Toshiyuki Honda (本多俊之): Saxophone Music (1986)

I think that just about does it. If you had on your bingo card Toshiyuki Honda to complete the Japanese “saxophonist goes Avant Pop” game, you’re the winner now! Joining the likes of Yasuaki Shimizu, Genji Sawai, and Hiroyasu Yaguchi, comes Toshiyuki’s Saxophone Music, another album redefining what is exactly that: music played by saxophonists. Living in the same parallel world of dark Japanese electronics, urban influenced sonics, and modal jazz Pop, so does Toshiyuki’s work here form a demarcation line towards this new, semi-uncharted territory.

A Tokyo native since birth in 1957, Toshiyuki’s forever loves have always been the sax, dinos, and exercise. Widely known in Japan as “Dinosax”, it’s his love of dinosaurs and he’s equally gigantic sounding soprano sax tone that’s made him a very popular, in demand figure in the J-Jazz world. Working either as session man for others like Isao Suzuki, Kazumi Watanabe, and Tsugutoshi Goto or as steady, commissioned composer for various CM and TV/movie soundtracks, Toshiyuki has never been starving for expression.

Toshiyuki Honda’s solo work began by mining the L.A. fusion sound. Early releases like with his revolving backup band Burning Waves yielded albums like Boomerang, Easy Breathing. His debut, Burnin’ Waves, featured members of iconic West Coast Jazz fusion outfit, Seawind. For a while, it seemed Toshiyuki’s solo work would revolve around respectable but oft-charted waters in that vein. In the mid ‘80s, Toshiyuki sought a turning point.

Maybe it was the work of fellow session artist turned Art Pop experimenter, Tsugutoshi Gotoh, or simply that Toshiyuki was becoming bored with the Jazz-Funk sound, but on 1984’s Modern, Toshiyuki turned his eye towards electronic instruments, ceding the pull of his music to all sorts of modern sonic gadgets. His music became moodier, less oppressively upbeat, and far more varied in style.

1985’s Saxophone Music was his attempt to create a “new front for a total sound”, translating as reimagining what kind of music his sax could perform. Toshiyuki wasn’t one to go at things in half measures. Songs that derive their influences from Balkan folk music, Viennese waltz, and the Charleston (of all things!) survey the further end of his creative horizon, to take these same influences and transmute them with all these leftfield sonic ideas and offbeat artistic Pop music he was also into. Here’s where the Shimizu and Sawai comparisons make sense.
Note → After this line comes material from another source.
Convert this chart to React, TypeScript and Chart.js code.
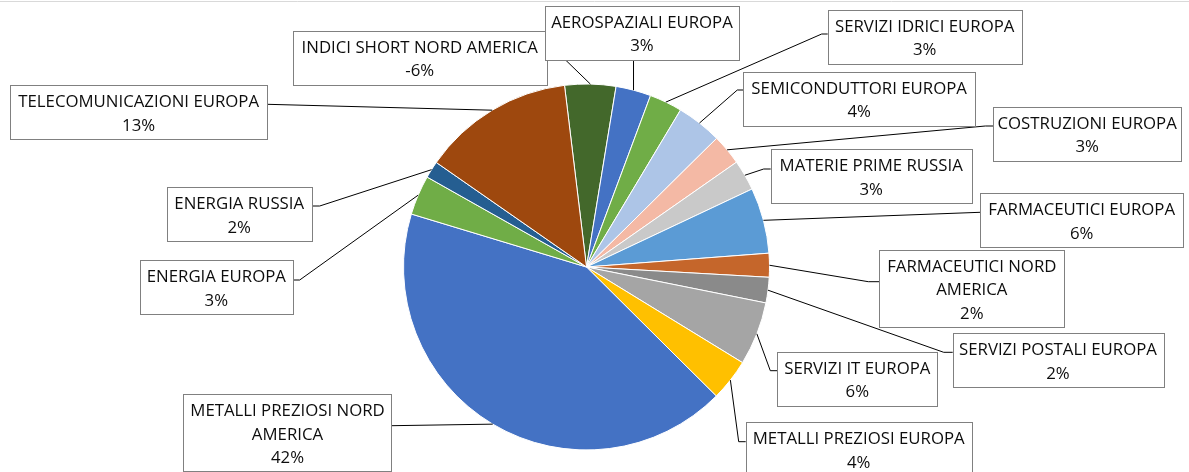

Setting aside all the various sax sizes he uses to play different roles in these compositions, Toshiyuki navigates things like E-MU Emulator II sampler and the classic DX-7 to fashion a dark, sexy atmosphere very much in tune with the midpoint between Ornette Coleman-style free jazz and the “wavy” instrumental electro bopping around in the underground. Heck, you might hear the influence of Rockit or the salvageable explorations by mid ‘80s Miles. You get the funk, but it is FUNK. You get the air, but it’s floating, here. On tracks like “夜想曲” you get luxurious atmospheric jazz that is far sexier than it should be.

What are the standouts? “バード・ヴァレイ(Bird Valley)” taps into the mutant jazz/funk Tsugutoshi was similarly mining. “ロコモーション (The Loco-Motion)” wouldn’t sound out of place on some no-wave canon. My favorite, “オウ・ロアン・デュ・モン・スーヴェニア (Au Loin De Mon Souvenir)” imagines smooth jazz feeling the effects of Japanese ambient minimalism and says: “I can dig that” and does. “舟歌 (Funauta)” taps into some unexpected G-Funk meanderings, as smooth as butter. All instrumental, Saxophone Music, puts the sax at the forefront, inviting us to imagine it as this forward-thinking and -sounding instrument, that can POP and achieves in cementing it through some of the most wiggiest, subversive urban jazz found on that side of the ocean.